Prospective validation of a new imaging scorecard to assess leptomeningeal metastasis: A joint EORTC BTG and RANO effort
Emilie Le Rhun, , Patrick Devos, Sebastian Winklhofer, Hafida Lmalem, Dieta Brandsma, Priya Kumthekar, Antonella Castellano, Annette Compter, Frederic Dhermain, Enrico Franceschi, Peter Forsyth, Julia Furtner, Norbert Galldiks, Jaime Gállego Pérez-Larraya, Jens Gempt, Elke Hattingen, Johann Martin Hempel, Slavka Lukacova, Giuseppe Minniti, Barbara O’Brien, Tjeerd J Postma, Patrick Roth, Roberta Rudà , Niklas Schaefer, Nils O Schmidt, Tom J Snijders, Steffi Thust, Martin van den Bent, Anouk van der Hoorn, Guillaume Vogin, Marion Smits, Joerg C Tonn, Kurt A Jaeckle, Matthias Preusser, Michael Glantz, Patrick Y Wen, Martin Bendszus, Michael Weller,
Neuro Oncol
https://doi.org/10.1093/neuonc/noac043
Abstract
Background: Validation of the 2016 RANO MRI scorecard for leptomeningeal metastasis failed for multiple reasons.

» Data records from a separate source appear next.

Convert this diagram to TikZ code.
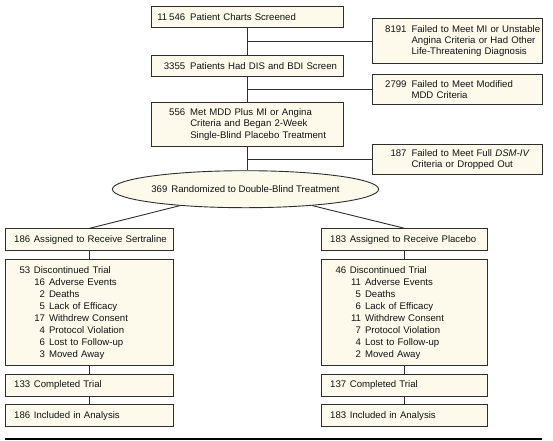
\documentclass[tikz,border=0pt]{standalone}
\usepackage{fontspec}
\setmainfont{Liberation Sans}
\usetikzlibrary{shapes.geometric}
\definecolor{boxfill}{HTML}{FDFAEC}
\definecolor{edgecol}{HTML}{2E2E2E}
\definecolor{txtcol}{HTML}{111111}
\newcommand\TopRow[2]{\hspace*{33.8pt}\llap{#1}\hspace*{5pt}#2}
\newcommand\TopCont[1]{\hspace*{38.8pt}#1}
\newcommand\BotRow[2]{\hspace*{24.8pt}\llap{#1}\hspace*{3.6pt}#2}
\newcommand\SubRow[2]{\hspace*{39.6pt}\llap{#1}\hspace*{4pt}#2}
\begin{document}
\begin{tikzpicture}[x=1pt,y=-1pt,
  box/.style={draw=edgecol, fill=boxfill, line width=0.9pt, inner xsep=0pt, inner ysep=0pt,
    align=left, text=txtcol, font=\fontsize{9.6}{11.3}\selectfont, anchor=north west},
  discbox/.style={box, font=\fontsize{9.6}{12}\selectfont},
  oval/.style={draw=edgecol, fill=boxfill, line width=0.9pt, ellipse, inner sep=0pt,
    text=txtcol, font=\fontsize{9.6}{11.3}\selectfont},
  conn/.style={draw=edgecol, line width=0.9pt},
  rule/.style={draw=black, line width=1.4pt}]
\useasboundingbox (0,0) rectangle (553,440);
% main column
\node[box, text width=191.7pt, minimum height=21.3pt] (b1) at (151,6)
  {\TopRow{11\hspace{2pt}546}{Patient Charts Screened}};
\node[box, text width=191.7pt, minimum height=20.7pt] (b2) at (151,55.3)
  {\TopRow{3355}{Patients Had DIS and BDI Screen}};
\node[box, text width=191.7pt, minimum height=43.7pt] (b3) at (151,102)
  {\TopRow{556}{Met MDD Plus MI or Angina}\\\TopCont{Criteria and Began 2-Week}\\\TopCont{Single-Blind Placebo Treatment}};
% exclusion boxes
\node[box, text width=170pt, minimum height=44.4pt] (r1) at (372.3,18.3)
  {\TopRow{8191}{Failed to Meet MI or Unstable}\\\TopCont{Angina Criteria or Had Other}\\\TopCont{Life-Threatening Diagnosis}};
\node[box, text width=170pt, minimum height=30.3pt] (r2) at (372.3,74)
  {\TopRow{2799}{Failed to Meet Modified}\\\TopCont{MDD Criteria}};
\node[box, text width=170pt, minimum height=30.3pt] (r3) at (372.3,144)
  {\TopRow{187}{Failed to Meet Full \textit{DSM-IV}}\\\TopCont{Criteria or Dropped Out}};
% randomization
\node[oval, minimum width=229pt, minimum height=37pt] (ell) at (245.5,189.2)
  {369\hspace{4pt}Randomized to Double-Blind Treatment};
% sertraline arm
\node[box, text width=168.3pt, minimum height=21.7pt] (la) at (5,228.3)
  {\BotRow{186}{Assigned to Receive Sertraline}};
\node[discbox, text width=168.3pt, minimum height=106.3pt] (ld) at (5,259)
  {\BotRow{53}{Discontinued Trial}\\\SubRow{16}{Adverse Events}\\\SubRow{2}{Deaths}\\\SubRow{5}{Lack of Efficacy}\\\SubRow{17}{Withdrew Consent}\\\SubRow{4}{Protocol Violation}\\\SubRow{6}{Lost to Follow-up}\\\SubRow{3}{Moved Away}};
\node[box, text width=168.3pt, minimum height=21.4pt] (lc) at (5,374.3)
  {\BotRow{133}{Completed Trial}};
\node[box, text width=168.3pt, minimum height=21.7pt] (li) at (5,404.3)
  {\BotRow{186}{Included in Analysis}};
% placebo arm
\node[box, text width=166.3pt, minimum height=21.7pt] (ra) at (321,228.3)
  {\BotRow{183}{Assigned to Receive Placebo}};
\node[discbox, text width=166.3pt, minimum height=106.3pt] (rd) at (321,259)
  {\BotRow{46}{Discontinued Trial}\\\SubRow{11}{Adverse Events}\\\SubRow{5}{Deaths}\\\SubRow{6}{Lack of Efficacy}\\\SubRow{11}{Withdrew Consent}\\\SubRow{7}{Protocol Violation}\\\SubRow{4}{Lost to Follow-up}\\\SubRow{2}{Moved Away}};
\node[box, text width=166.3pt, minimum height=21.4pt] (rc) at (321,374.3)
  {\BotRow{137}{Completed Trial}};
\node[box, text width=166.3pt, minimum height=21.7pt] (ri) at (321,404.3)
  {\BotRow{183}{Included in Analysis}};
% connectors
\draw[conn] (b1) -- (b2);
\draw[conn] (b2) -- (b3);
\draw[conn] (b3.south) -- (b3.south |- ell.north);
\draw[conn] (b1.south |- r1.west) -- (r1.west);
\draw[conn] (b2.south |- r2.west) -- (r2.west);
\draw[conn] (b3.south |- r3.west) -- (r3.west);
\draw[conn] (ell) -- (la.north);
\draw[conn] (ell) -- (ra.north);
\draw[conn] (la) -- (ld);
\draw[conn] (ld) -- (lc);
\draw[conn] (lc) -- (li);
\draw[conn] (ra) -- (rd);
\draw[conn] (rd) -- (rc);
\draw[conn] (rc) -- (ri);
% bottom rule
\coordinate (ruleL) at (5,439);
\coordinate (ruleR) at (542.3,439);
\draw[rule] (ruleL) -- (ruleR);
\end{tikzpicture}
\end{document}
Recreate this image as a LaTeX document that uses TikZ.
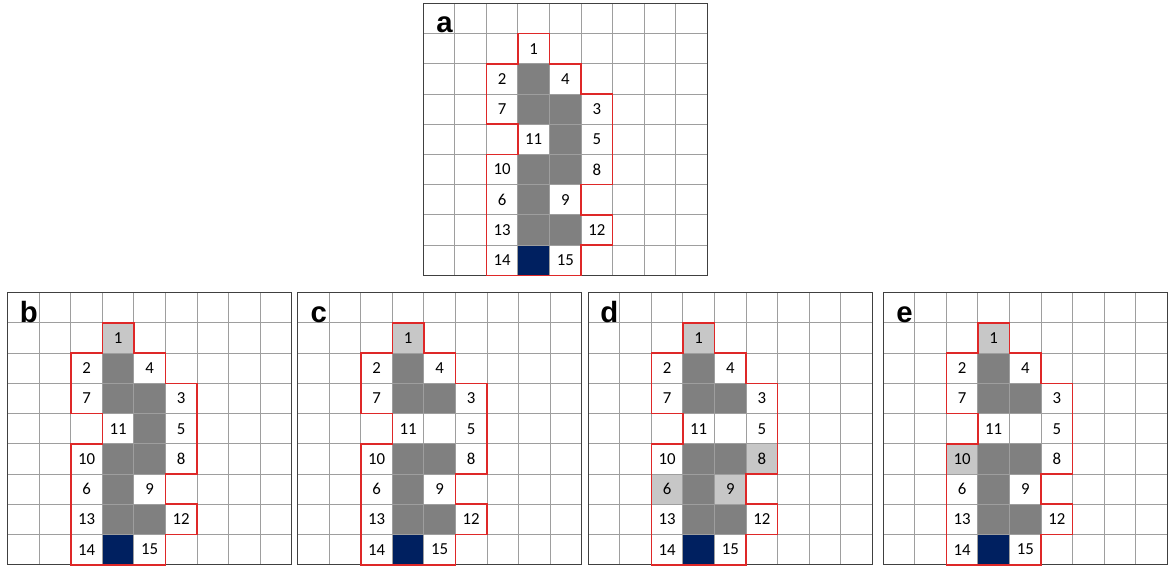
\documentclass[tikz,border=0pt]{standalone}
\usepackage{fontspec}
\setmainfont{Carlito}
\newfontfamily\labelfont{Liberation Sans}

\definecolor{navy}{RGB}{0,32,96}
\definecolor{outlinered}{RGB}{222,40,40}

\tikzset{
    gridline/.style={black!38, line width=0.7pt},
    frame/.style={black!75, line width=1pt},
    outline/.style={outlinered, line width=1.2pt, line join=miter},
    darkcell/.style={fill=black!50},
    lightcell/.style={fill=black!22},
    basecell/.style={fill=navy},
    num/.style={font=\fontsize{12.6}{12.6}\selectfont, inner sep=0pt},
    panellabel/.style={font=\labelfont\bfseries\fontsize{22}{22}\selectfont, anchor=base, inner sep=0pt},
}

% one filled cell of a grid (column, row from top)
\newcommand{\gridcell}[3][darkcell]{\fill[#1] (#2,#3) rectangle ++(1,1);}

% one 9x9 panel: left px, top px, letter, extra cells
\newcommand{\drawpanel}[4]{%
  \begin{scope}[shift={(#1*0.75pt,-#2*0.75pt)}, x=23.66pt, y=-22.67pt]
    \foreach \c/\r in {3/2,3/3,4/3,3/5,4/5,3/6,3/7,4/7}
        \gridcell{\c}{\r}
    #4
    \gridcell[basecell]{3}{8}
    \foreach \i in {1,...,8} {
        \draw[gridline] (\i,0) -- (\i,9);
        \draw[gridline] (0,\i) -- (9,\i);
    }
    \draw[frame] (0,0) rectangle (9,9);
    \draw[outline] (3,1) -| (4,2) -| (5,3) -| (6,6) -| (5,7) -| (6,8) -| (5,9)
        -| (2,5) -| (3,4) -| (2,2) -| (3,1) -- cycle;
    \foreach \n/\c/\r in {1/3/1, 2/2/2, 4/4/2, 7/2/3, 3/5/3, 11/3/4, 5/5/4,
        10/2/5, 8/5/5, 6/2/6, 9/4/6, 13/2/7, 12/5/7, 14/2/8, 15/4/8}
        \node[num] (#3-\n) at (\c+0.5,\r+0.5) {\n};
    \node[panellabel] (#3-label) at (0.67,0.97) {#3};
  \end{scope}}

\begin{document}
\begin{tikzpicture}
    \useasboundingbox (0pt,0pt) rectangle (877.5pt,-425.25pt);
    \drawpanel{423.3}{3.3}{a}{\gridcell{4}{4}}
    \drawpanel{7.7}{292.7}{b}{\gridcell{4}{4}\gridcell[lightcell]{3}{1}}
    \drawpanel{297.7}{292.7}{c}{\gridcell[lightcell]{3}{1}}
    \drawpanel{588.3}{292.7}{d}{\gridcell[lightcell]{3}{1}\gridcell[lightcell]{5}{5}%
        \gridcell[lightcell]{2}{6}\gridcell[lightcell]{4}{6}}
    \drawpanel{883.3}{292.7}{e}{\gridcell[lightcell]{3}{1}\gridcell[lightcell]{2}{5}}
\end{tikzpicture}
\end{document}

Accordingly, this joint EORTC Brain Tumor Group and RANO effort sought to prospectively validate a revised MRI scorecard for response assessment in leptomeningeal metastasis. Methods: Coded paired cerebrospinal MRI of 20 patients with leptomeningeal metastases from solid cancers at baseline and follow-up after treatment and instructions for assessment were provided via the EORTC imaging platform. The Kappa coefficient was used to evaluate the interobserver pairwise agreement. Results: Thirty-five raters participated, including 9 neuroradiologists, 17 neurologists, 4 radiation oncologists, 3 neurosurgeons, and 2 medical oncologists. Among single leptomeningeal metastases-related imaging findings at baseline, the best median concordance was noted for hydrocephalus (Kappa = 0.63), and the worst median concordance for spinal linear enhancing disease (Kappa = 0.46). The median concordance of raters for the overall response assessment was moderate (Kappa = 0.44). Notably, the interobserver agreement for the presence of parenchymal brain metastases at baseline was fair (Kappa = 0.29) and virtually absent for their response to treatment. 394 of 700 ratings (20 patients x 35 raters, 56%) were fully completed. In 308 of 394 fully completed ratings (78%), the overall response assessment perfectly matched the summary interpretation of the single ratings as proposed in the scorecard instructions. Conclusion: This study confirms the principle utility of the new scorecard, but also indicates the need for training of MRI assessment with a dedicated reviewer panel in clinical trials. Electronic case report forms with “blocking options” may be required to enforce completeness and quality of scoring.